Bunun en çarpıcı örneğini, üniversiteler açılınca gördük.
Gördük ki öğrencilerin barınması için yeterli önlem alınmamış; üstelik “öğrenci harçlığı” olarak da adlandırabileceğimiz kredi-burslar ise hiçbir yaraya merhem olmayacak, hiçbir açığı kapatmayacak ölçekte kalıvermiş.
Öğrenci üniversite sınavını kazanmış ama kamu yönetimi o çocuk için barınma olanağı yaratmamış. Yeterli miktarda yurt olmadığı gibi mevcut yurtların da pahalı olmasına ses çıkarmamış.
Yurtlara başvurması muhtemel öğrenci sayısı tahmin edilebilir olduğuna göre önlem alın(a)mamasının nedeni nedir?

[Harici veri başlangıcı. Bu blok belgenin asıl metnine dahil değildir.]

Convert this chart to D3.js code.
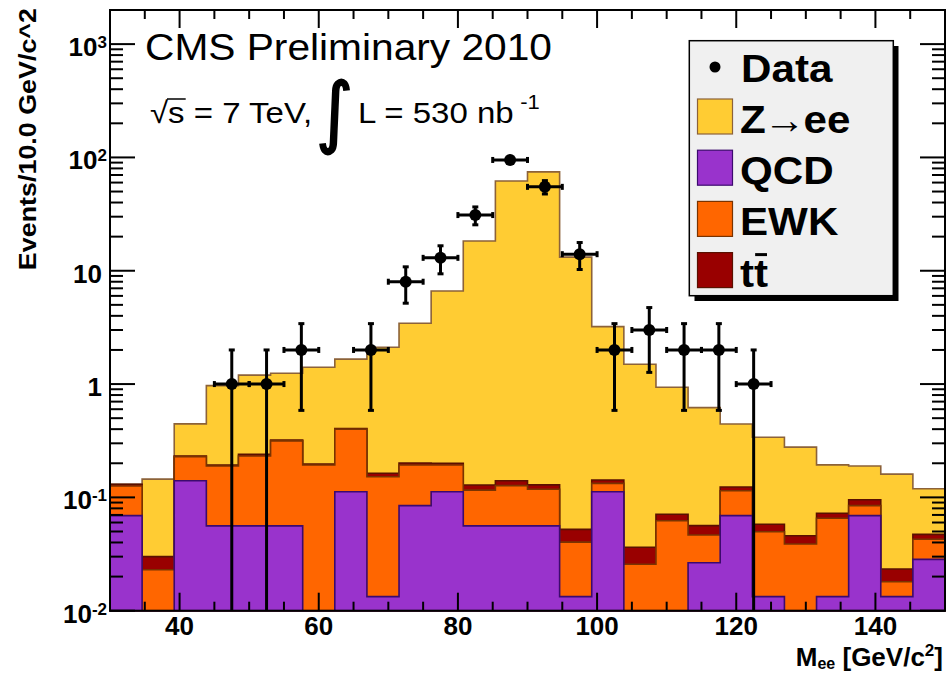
<!DOCTYPE html>
<html>
<head>
<meta charset="utf-8">
<script src="https://cdn.jsdelivr.net/npm/d3@7"></script>
<style>
html,body{margin:0;padding:0;background:#fff;}
svg{display:block;}
</style>
</head>
<body>
<div id="chart"></div>
<script>
(function(){
'use strict';

/* ---- values ---- */
// MC histograms: 26 equal bins between 30 and 150 GeV
const mcRange=[30,150];
const qcd  =[0.069,0,0.140,0.056,0.056,0.056,0,0.112,0.0133,0.0845,0.112,0.056,0.056,0.056,0.0133,0.112,0,0,0.0265,0.069,0.0133,0,0.0133,0.069,0.0133,0.0284];
const ewk  =[0.057,0.023,0.089,0.133,0.176,0.259,0.193,0.288,0.139,0.1085,0.081,0.060,0.071,0.062,0.027,0.021,0.0257,0.0622,0.0201,0.0456,0.0365,0.0388,0.0521,0.0155,0.0047,0.0143];
const ttbar=[0.0045,0.007,0.003,0.004,0.008,0.005,0.004,0.005,0.011,0.008,0.007,0.0127,0.013,0.011,0.0119,0.0094,0.0106,0.0087,0.0097,0.009,0.0081,0.0071,0.007,0.0109,0.0053,0.0045];
const zee  =[0,0.115,0.213,0.775,0.96,0.925,1.21,1.255,1.947,3.24,6.43,18.17,61.86,74.37,13.15,3.07,1.46,0.866,0.563,0.321,0.281,0.232,0.121,0.094,0.137,0.072];

// data: 5 GeV bins, only non-empty ones
const dataMass  =[47.5,52.5,57.5,67.5,72.5,77.5,82.5,87.5,92.5,97.5,102.5,107.5,112.5,117.5,122.5];
const dataCounts=[1,1,2,2,8,13,31,95,55,14,2,3,2,2,1];
const dataHalfBin=2.5;

const xTickLabels=[40,60,80,100,120,140];
const yTickLabels=[[0.01,'10','-2'],[0.1,'10','-1'],[1,'1',''],[10,'10',''],[100,'10','2'],[1000,'10','3']];

const layers=[
  {key:'qcd',name:'QCD',fill:'#9933cc',stroke:'#3c0a6e'},
  {key:'ewk',name:'EWK',fill:'#ff6600',stroke:'#7a3300'},
  {key:'tt', name:'tt',fill:'#990000',stroke:'#5a1000'},
  {key:'zee',name:'Z→ee',fill:'#ffcc33',stroke:'#8c6239'}
];

/* ---- layout ---- */
const W=946,H=674;
const FONT='"Liberation Sans",Arial,Helvetica,sans-serif';
const frame={left:110,right:945,top:10,bottom:610.7};

const svg=d3.select('#chart').append('svg').attr('width',W).attr('height',H);
const x=d3.scaleLinear().domain(mcRange).range([frame.left,frame.right]);
const y=d3.scaleLog().domain([0.01,2000]).range([frame.bottom,frame.top]);
const yMin=y.domain()[0];
const yc=v=>y(Math.max(v,yMin));

// stacked histograms
const nBins=qcd.length;
const bw=(mcRange[1]-mcRange[0])/nBins;
const rows=qcd.map((d,i)=>({lo:mcRange[0]+i*bw,qcd:qcd[i],ewk:ewk[i],tt:ttbar[i],zee:zee[i]}));
const stacked=d3.stack().keys(layers.map(l=>l.key))(rows);

const area=d3.area()
  .x(d=>x(d.lo))
  .y0(frame.bottom)
  .y1(d=>yc(d.top))
  .curve(d3.curveStepAfter);

const plot=svg.append('g');
// draw largest cumulative first (ROOT THStack style)
stacked.slice().reverse().forEach(s=>{
  const l=layers.find(k=>k.key===s.key);
  const pts=s.map((d,i)=>({lo:rows[i].lo,top:d[1]}));
  pts.push({lo:mcRange[1],top:pts[pts.length-1].top});
  plot.append('path').datum(pts).attr('d',area)
    .attr('fill',l.fill).attr('stroke',l.stroke).attr('stroke-width',1.6);
});

// data points with sqrt(N) errors
const R=6;
const dg=svg.append('g').attr('stroke','#000').attr('stroke-width',3);
dataMass.forEach((m,i)=>{
  const n=dataCounts[i],e=Math.sqrt(n);
  const cx=x(m),cy=y(n);
  const yHi=y(n+e),yLo=yc(n-e);
  const xl=x(m-dataHalfBin),xr=x(m+dataHalfBin);
  dg.append('line').attr('x1',xl).attr('x2',xr).attr('y1',cy).attr('y2',cy);
  dg.append('line').attr('x1',xl).attr('x2',xl).attr('y1',cy-3).attr('y2',cy+3);
  dg.append('line').attr('x1',xr).attr('x2',xr).attr('y1',cy-3).attr('y2',cy+3);
  if(cy-yHi>R){
    dg.append('line').attr('x1',cx).attr('x2',cx).attr('y1',cy).attr('y2',yHi);
    dg.append('line').attr('x1',cx-3).attr('x2',cx+3).attr('y1',yHi).attr('y2',yHi);
  }
  if(yLo-cy>R){
    dg.append('line').attr('x1',cx).attr('x2',cx).attr('y1',cy).attr('y2',yLo);
    if(n-e>yMin)dg.append('line').attr('x1',cx-3).attr('x2',cx+3).attr('y1',yLo).attr('y2',yLo);
  }
  dg.append('circle').attr('cx',cx).attr('cy',cy).attr('r',R).attr('fill','#000').attr('stroke','none');
});

// frame + ticks on all four sides
const ax=svg.append('g').attr('stroke','#000').attr('stroke-width',2);
x.ticks(24).forEach(v=>{
  if(v<=mcRange[0]||v>=mcRange[1])return;
  const len=v%20===0?18:9;
  ax.append('line').attr('x1',x(v)).attr('x2',x(v)).attr('y1',frame.bottom).attr('y2',frame.bottom-len);
  ax.append('line').attr('x1',x(v)).attr('x2',x(v)).attr('y1',frame.top).attr('y2',frame.top+len);
});
y.ticks().forEach(v=>{
  if(v>=2000)return;
  const major=Math.abs(Math.log10(v)-Math.round(Math.log10(v)))<1e-9;
  const len=major?25:13;
  ax.append('line').attr('x1',frame.left).attr('x2',frame.left+len).attr('y1',y(v)).attr('y2',y(v));
  ax.append('line').attr('x1',frame.right).attr('x2',frame.right-len).attr('y1',y(v)).attr('y2',y(v));
});
ax.append('rect').attr('x',frame.left).attr('y',frame.top)
  .attr('width',frame.right-frame.left).attr('height',frame.bottom-frame.top).attr('fill','none');

// tick labels
const tl=svg.append('g').style('font-family',FONT).style('font-weight','bold').attr('fill','#000');
xTickLabels.forEach(v=>{
  tl.append('text').attr('x',x(v)).attr('y',635).attr('text-anchor','middle')
    .style('font-size','26px').text(v);
});
yTickLabels.forEach(([v,base,sup])=>{
  const t=tl.append('text').attr('x',sup?107:102).attr('y',y(v)+12).attr('text-anchor','end')
    .style('font-size','26px');
  t.append('tspan').text(base);
  if(sup)t.append('tspan').attr('dy',-8).style('font-size','17px').text(sup);
});

// axis titles
const xt=tl.append('text').attr('x',943).attr('y',666).attr('text-anchor','end').style('font-size','26px');
xt.append('tspan').text('M');
xt.append('tspan').attr('dy',3).style('font-size','16px').text('ee');
xt.append('tspan').attr('dy',-3).text(' [GeV/c');
xt.append('tspan').attr('dy',-10).style('font-size','17px').text('2');
xt.append('tspan').attr('dy',10).text(']');

tl.append('text').attr('transform','translate(36,8) rotate(-90) scale(1.12,1)')
  .attr('text-anchor','end').style('font-size','24px').text('Events/10.0 GeV/c^2');

// CMS header
const hd=svg.append('g').style('font-family',FONT).attr('fill','#000');
hd.append('text').attr('transform','translate(145,60) scale(1.1,1)')
  .style('font-size','37px').text('CMS Preliminary 2010');
const l1=hd.append('text').attr('transform','translate(150,123) scale(1.1,1)')
  .style('font-size','30px').text('√s = 7 TeV,');
const sNode=l1.node();
const s0=sNode.getStartPositionOfChar(1).x,s1=sNode.getEndPositionOfChar(1).x;
hd.append('line').attr('transform','translate(150,123) scale(1.1,1)')
  .attr('x1',s0-1).attr('x2',s1+1).attr('y1',-24).attr('y2',-24)
  .attr('stroke','#000').attr('stroke-width',1.5);
hd.append('text').attr('transform','translate(316,138) scale(1.15,1.25)')
  .style('font-family','"DejaVu Sans",sans-serif').style('font-size','62px')
  .attr('stroke','#000').attr('stroke-width',1.4).text('∫');
const l2=hd.append('text').attr('transform','translate(358,123) scale(1.1,1)').style('font-size','30px');
l2.append('tspan').text('L = 530 nb');
l2.append('tspan').attr('dx',6).attr('dy',-14).style('font-size','20px').text('-1');

// legend
const lg=svg.append('g').style('font-family',FONT).style('font-weight','bold');
lg.append('rect').attr('x',694.5).attr('y',46).attr('width',204).attr('height',255).attr('fill','#000');
lg.append('rect').attr('x',689.3).attr('y',40.7).attr('width',204).attr('height',255)
  .attr('fill','#f0f0f0').attr('stroke','#000').attr('stroke-width',1.5);
lg.append('circle').attr('cx',715).attr('cy',67).attr('r',5.5).attr('fill','#000');
lg.append('text').attr('transform','translate(741,82) scale(1.11,1)').style('font-size','38px').text('Data');
const legOrder=['zee','qcd','ewk','tt'];
legOrder.forEach((k,i)=>{
  const l=layers.find(d=>d.key===k);
  const top=99+i*51.2;
  lg.append('rect').attr('x',697.5).attr('y',top).attr('width',35).attr('height',35)
    .attr('fill',l.fill).attr('stroke',l.stroke).attr('stroke-width',1.2);
  const t=lg.append('text').attr('transform',`translate(740,${top+34}) scale(1.11,1)`).style('font-size','38px');
  if(k==='zee'){
    t.append('tspan').text('Z');
    t.append('tspan').attr('dx',-2).style('font-weight','normal').text('→');
    t.append('tspan').attr('dx',-2).text('ee');
  }else if(k==='tt'){
    t.text('tt');
    const n=t.node();
    const a=n.getStartPositionOfChar(1).x,b=n.getEndPositionOfChar(1).x;
    lg.append('line').attr('transform',`translate(740,${top+34}) scale(1.11,1)`)
      .attr('x1',a+1).attr('x2',b-1).attr('y1',-32).attr('y2',-32)
      .attr('stroke','#000').attr('stroke-width',3);
  }else t.text(l.name);
});

})();
</script>
</body>
</html>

Tarihin tecrübesiyle sabittir ki ne zaman bir iktidar yönetemez duruma düşerse ülkenin sahici, can alıcı sorunlarını çözmek için adım atmak yerine “cambaza bak” rolüne bürünmüş.
Tıpkı bugünlerde olduğu gibi!
Başta İstanbul ve Ankara olmak üzere yurtlara yerleştirilemeyen öğrenciler sokakta sabahlarken, iktidar, New York’ta, devasa büyüklükte ve hiçbir harcamadan çekinilmediği anlaşılan bir Türk Evi açtı.

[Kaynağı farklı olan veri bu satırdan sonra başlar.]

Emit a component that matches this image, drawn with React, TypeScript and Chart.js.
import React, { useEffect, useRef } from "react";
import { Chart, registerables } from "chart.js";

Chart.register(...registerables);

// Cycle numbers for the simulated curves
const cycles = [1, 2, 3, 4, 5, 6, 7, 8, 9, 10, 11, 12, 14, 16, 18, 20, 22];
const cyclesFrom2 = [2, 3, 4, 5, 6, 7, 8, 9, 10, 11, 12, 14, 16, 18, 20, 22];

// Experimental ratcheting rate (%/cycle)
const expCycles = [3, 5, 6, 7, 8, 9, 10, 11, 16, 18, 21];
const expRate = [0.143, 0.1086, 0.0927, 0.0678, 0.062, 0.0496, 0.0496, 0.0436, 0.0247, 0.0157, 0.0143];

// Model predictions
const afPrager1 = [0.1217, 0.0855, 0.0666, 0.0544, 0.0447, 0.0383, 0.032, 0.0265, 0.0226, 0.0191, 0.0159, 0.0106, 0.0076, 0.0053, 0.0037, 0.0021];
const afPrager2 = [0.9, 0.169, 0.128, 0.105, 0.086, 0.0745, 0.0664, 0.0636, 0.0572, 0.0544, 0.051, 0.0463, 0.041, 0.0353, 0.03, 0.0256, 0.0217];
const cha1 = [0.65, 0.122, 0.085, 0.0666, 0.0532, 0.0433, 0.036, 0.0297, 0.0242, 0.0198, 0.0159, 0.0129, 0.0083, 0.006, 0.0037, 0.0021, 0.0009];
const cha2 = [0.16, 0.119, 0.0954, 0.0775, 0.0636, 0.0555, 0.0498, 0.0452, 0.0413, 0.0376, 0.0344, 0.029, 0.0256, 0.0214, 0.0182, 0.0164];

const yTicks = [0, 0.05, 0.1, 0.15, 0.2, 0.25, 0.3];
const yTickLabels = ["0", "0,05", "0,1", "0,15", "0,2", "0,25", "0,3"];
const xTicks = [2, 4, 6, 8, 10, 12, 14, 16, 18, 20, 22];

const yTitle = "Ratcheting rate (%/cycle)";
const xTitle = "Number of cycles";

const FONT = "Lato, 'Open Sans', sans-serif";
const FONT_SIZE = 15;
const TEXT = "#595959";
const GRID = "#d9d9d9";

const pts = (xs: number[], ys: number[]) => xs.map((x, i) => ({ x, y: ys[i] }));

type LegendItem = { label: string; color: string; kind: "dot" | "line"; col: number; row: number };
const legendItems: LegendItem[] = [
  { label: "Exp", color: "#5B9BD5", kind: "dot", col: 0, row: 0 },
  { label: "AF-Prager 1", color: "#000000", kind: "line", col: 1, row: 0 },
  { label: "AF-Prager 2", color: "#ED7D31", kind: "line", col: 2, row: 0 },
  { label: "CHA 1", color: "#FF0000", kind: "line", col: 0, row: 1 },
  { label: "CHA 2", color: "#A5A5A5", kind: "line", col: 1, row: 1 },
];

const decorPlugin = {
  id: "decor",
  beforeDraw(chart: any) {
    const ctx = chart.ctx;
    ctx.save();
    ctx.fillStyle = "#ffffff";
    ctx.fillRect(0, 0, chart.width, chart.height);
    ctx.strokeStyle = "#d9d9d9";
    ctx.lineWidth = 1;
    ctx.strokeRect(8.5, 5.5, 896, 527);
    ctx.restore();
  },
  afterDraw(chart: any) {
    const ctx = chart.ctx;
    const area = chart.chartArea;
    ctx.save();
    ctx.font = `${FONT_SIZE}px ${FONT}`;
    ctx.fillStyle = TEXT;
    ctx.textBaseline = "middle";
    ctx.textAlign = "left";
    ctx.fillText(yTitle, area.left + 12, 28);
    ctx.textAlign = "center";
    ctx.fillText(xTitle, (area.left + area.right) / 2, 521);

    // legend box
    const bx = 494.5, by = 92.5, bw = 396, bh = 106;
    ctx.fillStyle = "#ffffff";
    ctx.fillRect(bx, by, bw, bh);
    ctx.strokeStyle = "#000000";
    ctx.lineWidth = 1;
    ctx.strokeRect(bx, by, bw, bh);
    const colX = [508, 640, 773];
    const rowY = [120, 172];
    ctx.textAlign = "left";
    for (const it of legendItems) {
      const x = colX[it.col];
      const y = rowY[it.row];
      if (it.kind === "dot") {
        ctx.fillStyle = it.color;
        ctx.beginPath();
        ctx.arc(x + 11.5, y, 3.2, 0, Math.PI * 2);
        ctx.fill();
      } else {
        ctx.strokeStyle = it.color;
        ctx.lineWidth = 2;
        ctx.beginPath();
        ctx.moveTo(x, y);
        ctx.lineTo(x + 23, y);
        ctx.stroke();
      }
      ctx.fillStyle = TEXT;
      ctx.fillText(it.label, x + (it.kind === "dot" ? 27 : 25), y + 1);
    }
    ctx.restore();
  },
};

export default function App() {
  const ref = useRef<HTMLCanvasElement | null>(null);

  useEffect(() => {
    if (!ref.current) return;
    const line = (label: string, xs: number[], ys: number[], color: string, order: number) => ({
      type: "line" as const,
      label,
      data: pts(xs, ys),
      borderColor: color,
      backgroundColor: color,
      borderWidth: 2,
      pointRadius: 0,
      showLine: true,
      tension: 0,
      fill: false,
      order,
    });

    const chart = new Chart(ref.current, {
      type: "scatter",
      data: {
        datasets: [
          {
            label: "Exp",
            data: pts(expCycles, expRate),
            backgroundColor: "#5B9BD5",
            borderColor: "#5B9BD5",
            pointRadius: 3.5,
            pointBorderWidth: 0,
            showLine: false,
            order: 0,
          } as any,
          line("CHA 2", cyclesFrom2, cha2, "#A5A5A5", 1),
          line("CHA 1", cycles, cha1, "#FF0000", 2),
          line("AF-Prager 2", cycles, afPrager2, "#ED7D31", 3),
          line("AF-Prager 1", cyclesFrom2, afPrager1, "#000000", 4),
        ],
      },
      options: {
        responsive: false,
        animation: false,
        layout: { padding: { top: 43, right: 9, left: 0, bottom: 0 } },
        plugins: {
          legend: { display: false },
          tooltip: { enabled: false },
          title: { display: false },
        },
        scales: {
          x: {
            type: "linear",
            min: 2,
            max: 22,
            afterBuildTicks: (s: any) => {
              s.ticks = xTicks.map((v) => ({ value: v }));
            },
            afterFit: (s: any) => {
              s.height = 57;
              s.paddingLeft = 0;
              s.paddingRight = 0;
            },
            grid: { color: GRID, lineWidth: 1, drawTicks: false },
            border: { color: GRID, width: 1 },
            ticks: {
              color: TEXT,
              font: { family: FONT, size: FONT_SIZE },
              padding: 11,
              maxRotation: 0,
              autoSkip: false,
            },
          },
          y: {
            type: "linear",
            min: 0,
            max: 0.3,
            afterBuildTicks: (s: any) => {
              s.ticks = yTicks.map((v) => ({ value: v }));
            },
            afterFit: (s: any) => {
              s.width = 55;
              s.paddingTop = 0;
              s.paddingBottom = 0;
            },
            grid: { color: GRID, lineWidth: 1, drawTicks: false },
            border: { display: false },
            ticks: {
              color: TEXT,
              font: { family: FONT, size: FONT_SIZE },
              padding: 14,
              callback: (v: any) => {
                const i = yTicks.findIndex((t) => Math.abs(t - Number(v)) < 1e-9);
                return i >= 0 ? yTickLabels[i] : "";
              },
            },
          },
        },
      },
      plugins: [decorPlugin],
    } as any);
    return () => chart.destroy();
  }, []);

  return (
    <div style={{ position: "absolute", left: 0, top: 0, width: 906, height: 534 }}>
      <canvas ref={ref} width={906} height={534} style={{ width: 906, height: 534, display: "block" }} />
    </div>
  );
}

Yargıda olduğu gibi Türk Evi’ni de, güya “laik devlet”in Diyanet İşleri Başkanı olan şahıs, dualarla açtı.
Mevcut yasalarda bir sınırı var ama şahsen ben her kamu görevlisinin, bir yurttaş olarak, ülkenin sorunlarına çözüm üreteceğine inandığı her konuda konuşmasından tarafım.

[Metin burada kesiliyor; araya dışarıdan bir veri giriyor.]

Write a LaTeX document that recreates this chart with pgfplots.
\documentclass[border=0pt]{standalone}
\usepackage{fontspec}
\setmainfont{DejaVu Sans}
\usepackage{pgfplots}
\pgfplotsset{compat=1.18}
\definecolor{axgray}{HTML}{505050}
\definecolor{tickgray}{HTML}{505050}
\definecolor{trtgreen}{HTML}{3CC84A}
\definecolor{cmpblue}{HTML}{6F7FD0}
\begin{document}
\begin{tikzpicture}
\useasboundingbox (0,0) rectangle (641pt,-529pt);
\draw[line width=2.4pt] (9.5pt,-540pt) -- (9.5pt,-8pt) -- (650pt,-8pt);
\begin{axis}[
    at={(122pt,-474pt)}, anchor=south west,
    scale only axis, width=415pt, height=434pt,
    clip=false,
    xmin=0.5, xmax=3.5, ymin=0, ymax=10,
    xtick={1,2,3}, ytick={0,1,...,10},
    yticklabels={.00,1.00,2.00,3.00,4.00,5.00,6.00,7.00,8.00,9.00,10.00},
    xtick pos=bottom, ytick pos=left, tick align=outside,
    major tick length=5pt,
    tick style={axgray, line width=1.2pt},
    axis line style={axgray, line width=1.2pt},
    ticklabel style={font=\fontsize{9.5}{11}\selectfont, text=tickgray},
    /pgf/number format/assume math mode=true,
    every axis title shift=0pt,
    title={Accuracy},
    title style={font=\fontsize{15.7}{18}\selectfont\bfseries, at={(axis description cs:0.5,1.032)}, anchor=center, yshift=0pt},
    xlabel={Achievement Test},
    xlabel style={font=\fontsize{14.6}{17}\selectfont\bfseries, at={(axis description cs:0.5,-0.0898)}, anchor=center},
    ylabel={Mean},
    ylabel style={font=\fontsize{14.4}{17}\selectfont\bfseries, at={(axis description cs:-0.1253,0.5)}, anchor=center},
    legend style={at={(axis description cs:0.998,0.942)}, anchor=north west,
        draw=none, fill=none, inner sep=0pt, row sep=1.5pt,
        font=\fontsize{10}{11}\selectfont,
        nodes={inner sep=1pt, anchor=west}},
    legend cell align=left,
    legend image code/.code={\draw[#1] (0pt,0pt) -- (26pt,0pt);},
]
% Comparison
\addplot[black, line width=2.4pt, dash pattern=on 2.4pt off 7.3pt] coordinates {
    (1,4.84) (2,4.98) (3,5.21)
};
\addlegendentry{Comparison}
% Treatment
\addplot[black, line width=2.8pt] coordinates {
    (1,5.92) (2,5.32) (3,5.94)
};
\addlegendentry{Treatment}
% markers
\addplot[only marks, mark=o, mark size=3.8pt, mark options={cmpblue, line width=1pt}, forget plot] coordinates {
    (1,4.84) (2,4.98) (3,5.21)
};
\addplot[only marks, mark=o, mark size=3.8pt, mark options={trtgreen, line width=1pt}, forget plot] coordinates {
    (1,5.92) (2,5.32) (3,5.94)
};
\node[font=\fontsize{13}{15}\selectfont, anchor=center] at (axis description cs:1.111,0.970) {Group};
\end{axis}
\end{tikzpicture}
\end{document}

“Memur konuşamaz” fikri bana göre değil yani!
Bununla birlikte kendisine tanınmış ayrıcalığı, hem toplumun dikkatini asıl sorunlardan uzaklaştırmak hem de en azından bir kısım yurttaşların hilafı rızasına rağmen, “o haramdır, bu mekruhtur” şeklinde açıklamalar yaparak, ortamı ajite edemez.
Kim istiyorsa“günaydın” kim istiyorsa “selamünaleyküm” desin; çünkü inanç, vicdan işidir ve kullandığımız kavramlar, vicdanımızın dışa vurumudur.
Kamu yöneticisinin görevi, bizim hangi sözcüğü kullanacağımıza karar vermek değil, birikmiş sorunlarımıza çözüm üretmektir.
Üretmişler mi?
Ne gezer?
Ama sokakta geceleyen çocuklara, “gözünüze, dizinize dursun” diye beddua etmekten geri durmamışlar.
Gel de dervişin Ebus-Suud’a söylediği, “madem görevinin gereğini yapmıyorsun; o zaman nedir bu benlik” sözünü hatırlama!